# Ice Cream Bread



## MrsLMB (Jun 28, 2013)

I just saw this for the very first time a couple minutes ago.  Have any of you ever made this?  If so, was it good?  Is it worth making?  Favorite flavors?

Ice Cream Bread

2 cups of your favorite ice cream, softened
1 and 1/2 cups of self rising flour

Preheat your oven to 350 degrees. Grease and flour an 8×4 inch loaf pan. Mix the ice cream and flour together in a bowl just until combined. Smooth it out so it looks even. Bake for 45 minutes or until toothpick inserted comes out clean. Cool for a while and then serve.

Chunky Monkey Ice Cream Bread (2 loaves or 1 large loaf)

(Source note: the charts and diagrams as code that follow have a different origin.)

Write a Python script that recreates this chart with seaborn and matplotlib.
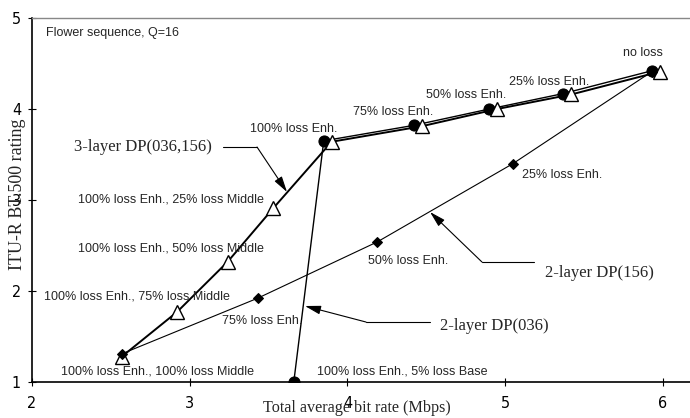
import seaborn as sns
import pandas as pd
import matplotlib.pyplot as plt

# data
rate_3layer = [2.57, 2.92, 3.24, 3.53, 3.90, 4.47, 4.95, 5.42, 5.98]
mos_3layer = [1.28, 1.77, 2.32, 2.91, 3.64, 3.81, 4.00, 4.16, 4.41]
rate_036 = [3.66, 3.85, 4.42, 4.90, 5.37, 5.93]
mos_036 = [1.00, 3.65, 3.82, 4.00, 4.17, 4.42]
rate_156 = [2.57, 3.43, 4.19, 5.05, 5.93]
mos_156 = [1.31, 1.92, 2.54, 3.40, 4.41]

x_ticks = [2, 3, 4, 5, 6]
y_ticks = [1, 2, 3, 4, 5]

# point labels (text, x, y) - left aligned
point_labels = [
    ("Flower sequence, Q=16", 2.089, 4.835),
    ("100% loss Enh.", 3.382, 3.780),
    ("75% loss Enh.", 4.035, 3.967),
    ("50% loss Enh.", 4.498, 4.154),
    ("25% loss Enh.", 5.025, 4.297),
    ("no loss", 5.748, 4.615),
    ("25% loss Enh.", 5.107, 3.275),
    ("100% loss Enh., 25% loss Middle", 2.292, 3.000),
    ("100% loss Enh., 50% loss Middle", 2.292, 2.462),
    ("100% loss Enh., 75% loss Middle", 2.076, 1.945),
    ("75% loss Enh.", 3.205, 1.670),
    ("50% loss Enh.", 4.131, 2.330),
    ("100% loss Enh., 100% loss Middle", 2.184, 1.110),
    ("100% loss Enh., 5% loss Base", 3.807, 1.110),
]

df3 = pd.DataFrame({"rate": rate_3layer, "mos": mos_3layer})
d036 = pd.DataFrame({"rate": rate_036, "mos": mos_036})
d156 = pd.DataFrame({"rate": rate_156, "mos": mos_156})

sns.set_style("white")
plt.rcParams['font.family'] = ['Liberation Sans', 'DejaVu Sans']

fig = plt.figure(figsize=(6.9, 4.18), dpi=100)
ax = fig.add_axes([32 / 690, 36 / 418, 658 / 690, 364 / 418])

sns.lineplot(data=d036, x="rate", y="mos", sort=False, color="black", lw=1.0,
             marker="o", markersize=8, markerfacecolor="black",
             markeredgecolor="black", ax=ax, zorder=2)
sns.lineplot(data=df3, x="rate", y="mos", sort=False, color="black", lw=1.4,
             marker="^", markersize=10, markerfacecolor="white",
             markeredgecolor="black", markeredgewidth=1.0, ax=ax, zorder=3)
sns.lineplot(data=d156, x="rate", y="mos", sort=False, color="black", lw=0.8,
             marker="D", markersize=5.5, markerfacecolor="black",
             markeredgecolor="black", ax=ax, zorder=4)

for txt, x, y in point_labels:
    ax.text(x, y, txt, fontsize=9, ha="left", va="center", zorder=5)

# leader lines with arrows
serif = ['Liberation Serif', 'DejaVu Serif']
arrow = dict(arrowstyle="-|>,head_length=0.8,head_width=0.22", color="black",
             lw=0.8, mutation_scale=12, shrinkA=0, shrinkB=0)

ax.plot([3.211, 3.427], [3.582, 3.582], color="black", lw=0.8)
ax.annotate("", xy=(3.617, 3.088), xytext=(3.427, 3.582), arrowprops=arrow)
ax.text(3.141, 3.582, "3-layer DP(036,156)", family=serif, fontsize=12,
        ha="right", va="center")

ax.plot([4.853, 5.183], [2.319, 2.319], color="black", lw=0.8)
ax.annotate("", xy=(4.524, 2.868), xytext=(4.853, 2.319), arrowprops=arrow)
ax.text(5.253, 2.198, "2-layer DP(156)", family=serif, fontsize=12,
        ha="left", va="center")

ax.plot([4.118, 4.524], [1.659, 1.659], color="black", lw=0.8)
ax.annotate("", xy=(3.731, 1.835), xytext=(4.118, 1.659), arrowprops=arrow)
ax.text(4.587, 1.615, "2-layer DP(036)", family=serif, fontsize=12,
        ha="left", va="center")

ax.set_xlim(2, 2 + 658 / 157.7)
ax.set_ylim(1, 5)
ax.set_xticks(x_ticks)
ax.set_yticks(y_ticks)
ax.set_xticklabels([str(t) for t in x_ticks], family="DejaVu Sans",
                   stretch="condensed", fontsize=11.5)
ax.set_yticklabels([str(t) for t in y_ticks], family="DejaVu Sans",
                   stretch="condensed", fontsize=11.5)
ax.tick_params(axis="both", direction="inout", length=6, width=0.8,
               bottom=True, left=True, colors="black")
ax.tick_params(axis="x", pad=7)
ax.tick_params(axis="y", pad=5)

ax.set_xlabel("Total average bit rate (Mbps)", family=serif, fontsize=11.6)
ax.set_ylabel("ITU-R BT.500 rating", family=serif, fontsize=13)
ax.xaxis.set_label_coords(0.494, -0.072)
ax.xaxis.label.set_va("center")
ax.yaxis.set_label_coords(-0.022, 0.516)
ax.yaxis.label.set_va("center")

for side in ["left", "bottom"]:
    ax.spines[side].set_color("black")
    ax.spines[side].set_linewidth(1.2)
ax.spines["top"].set_color("#888888")
ax.spines["top"].set_linewidth(1.0)
ax.spines["right"].set_visible(False)

fig.savefig("out.png", dpi=100)
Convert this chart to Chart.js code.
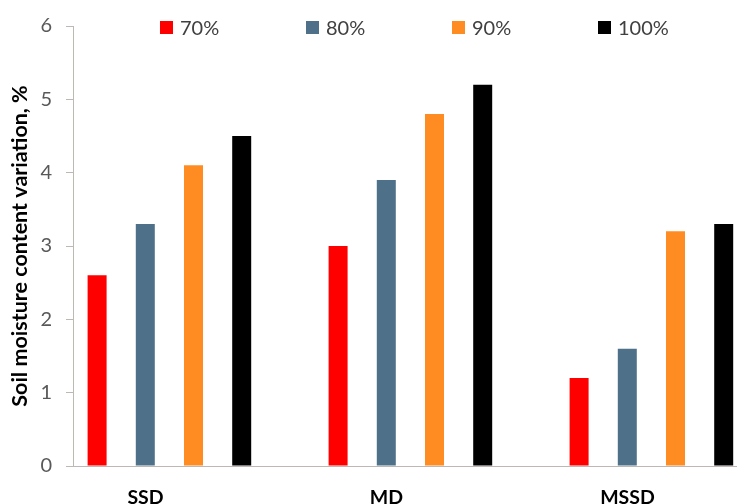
<!DOCTYPE html>
<html>
<head>
<meta charset="utf-8">
<title>Soil moisture content variation</title>
<script src="https://cdn.jsdelivr.net/npm/chart.js@4.4.0/dist/chart.umd.min.js"></script>
<style>
    html, body {
        margin: 0;
        padding: 0;
        background: #fff;
        overflow: hidden;
    }
    #wrap {
        position: relative;
        width: 737px;
        height: 504px;
        overflow: hidden;
    }
    #moisture-chart {
        position: absolute;
        left: 0;
        top: 0;
    }
    #legend {
        position: absolute;
        left: 160px;
        top: 16px;
        display: flex;
        font-family: Lato, "Open Sans", sans-serif;
        font-size: 20px;
        line-height: 22px;
        color: #404040;
    }
    #legend .item {
        width: 146px;
        display: flex;
        align-items: center;
    }
    #legend .box {
        width: 13px;
        height: 13px;
        margin-right: 7px;
    }
</style>
</head>
<body>
<div id="wrap">
    <canvas id="moisture-chart" width="800" height="504"></canvas>
    <div id="legend"></div>
</div>

<script>

// categories (x axis)
const categories = ["SSD", "MD", "MSSD"];

// series names (legend)
const seriesLabels = ["70%", "80%", "90%", "100%"];

// soil moisture content variation, %
const values70 = [2.6, 3.0, 1.2];
const values80 = [3.3, 3.9, 1.6];
const values90 = [4.1, 4.8, 3.2];
const values100 = [4.5, 5.2, 3.3];

// the original chart keeps a fifth, empty series slot in every group
const emptySlot = [null, null, null];

// y axis ticks
const yTicks = [0, 1, 2, 3, 4, 5, 6];


const palette = ["#ff0000", "#4e7189", "#ff8c22", "#000000"];
const axisColor = "#bdb8b3";


const MoistureChart = {

    instance: null,

    /**
     * legend drawn as html, one fixed-width item per series
     */
    buildLegend() {

        const box = document.getElementById("legend");

        seriesLabels.forEach((name, i) => {

            const item = document.createElement("div");
            item.className = "item";

            const mark = document.createElement("span");
            mark.className = "box";
            mark.style.background = palette[i];

            const text = document.createElement("span");
            text.textContent = name;

            item.appendChild(mark);
            item.appendChild(text);
            box.appendChild(item);

        });

    },

    init() {

        const canvas = document.getElementById("moisture-chart");

        if (!canvas) {
            return;
        }

        this.buildLegend();

        const series = [values70, values80, values90, values100];

        const datasets = series.map((values, i) => ({
            label: seriesLabels[i],
            data: values,
            backgroundColor: palette[i],
            borderWidth: 0,
            categoryPercentage: 1,
            barPercentage: 0.394
        }));

        datasets.push({
            label: "",
            data: emptySlot,
            categoryPercentage: 1,
            barPercentage: 0.394
        });

        this.instance = new Chart(canvas, {

            type: "bar",

            data: {
                labels: categories,
                datasets: datasets
            },

            options: {

                responsive: false,
                animation: false,

                layout: {
                    padding: { top: 24, right: 4, left: 0, bottom: 0 }
                },

                plugins: {
                    legend: { display: false },
                    tooltip: { enabled: false }
                },

                scales: {

                    x: {
                        offset: true,
                        grid: {
                            drawOnChartArea: false,
                            drawTicks: false
                        },
                        border: {
                            display: true,
                            color: axisColor,
                            width: 1
                        },
                        ticks: {
                            color: "#000",
                            padding: 20,
                            labelOffset: -48,
                            maxRotation: 0,
                            font: {
                                family: "Lato",
                                size: 19.5,
                                weight: "bold"
                            }
                        },
                        afterFit(scale) {
                            scale.height = 38;
                        }
                    },

                    y: {
                        min: yTicks[0],
                        max: yTicks[yTicks.length - 1],
                        grid: {
                            drawOnChartArea: false,
                            drawTicks: true,
                            tickLength: 7,
                            color: axisColor
                        },
                        border: {
                            display: true,
                            color: axisColor,
                            width: 1
                        },
                        ticks: {
                            stepSize: 1,
                            padding: 14,
                            color: "#595959",
                            font: {
                                family: "Lato",
                                size: 20
                            }
                        },
                        title: {
                            display: true,
                            text: "Soil moisture content variation, %",
                            color: "#000",
                            padding: { top: 7, bottom: 0 },
                            font: {
                                family: "Lato",
                                size: 21.5,
                                weight: "bold"
                            }
                        },
                        afterFit(scale) {
                            scale.width = 73;
                        }
                    }

                }

            }

        });

    }

};


MoistureChart.init();

</script>
</body>
</html>
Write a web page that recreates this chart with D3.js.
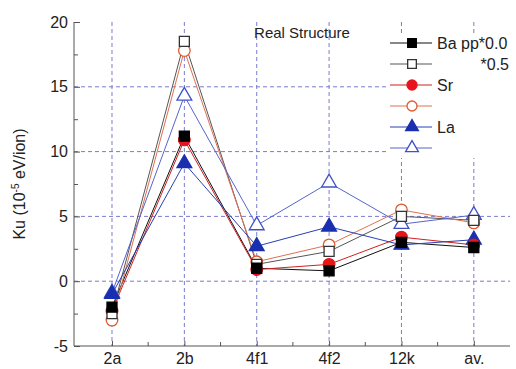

2 pints Ben & Jerry's Chunky Monkey, softened or melted
3 cups self-rising flour
1 very ripe banana, chopped
1 chocolate bar, chopped
Handful of walnuts, chopped

Preheat oven to 350 degrees. Grease and flour bread pan, or line with parchment paper. Mix melted ice cream and flour until well combined. Add chocolate, banana and nuts. Pour into prepared bread pan. Bake for 45 minutes per loaf or 60-90 minutes for a larger double loaf. If the top starts to brown too much, cover it with aluminum foil and continue to bake. The bread is done when a skewer inserted into the middle comes out clean.


----------



## chopper (Jun 28, 2013)

That looks as if someone is doing some wonderful kitchen experiments.  I think it would be worth trying it once.  What could you lose, except for 2 cups of ice cream?  I may have to give it a try just for fun.


----------



## Kylie1969 (Jun 29, 2013)

That is very different, but I could imagine it tasting nice, anything that has icecream in it has to be nice


----------



## menumaker (Jul 1, 2013)

No, I haven't tried this but 'brown bread ice cream' is gorgeous and worth making.


----------



## Oldvine (Jul 1, 2013)

It looks like the makings of a speedy cobbler too.


----------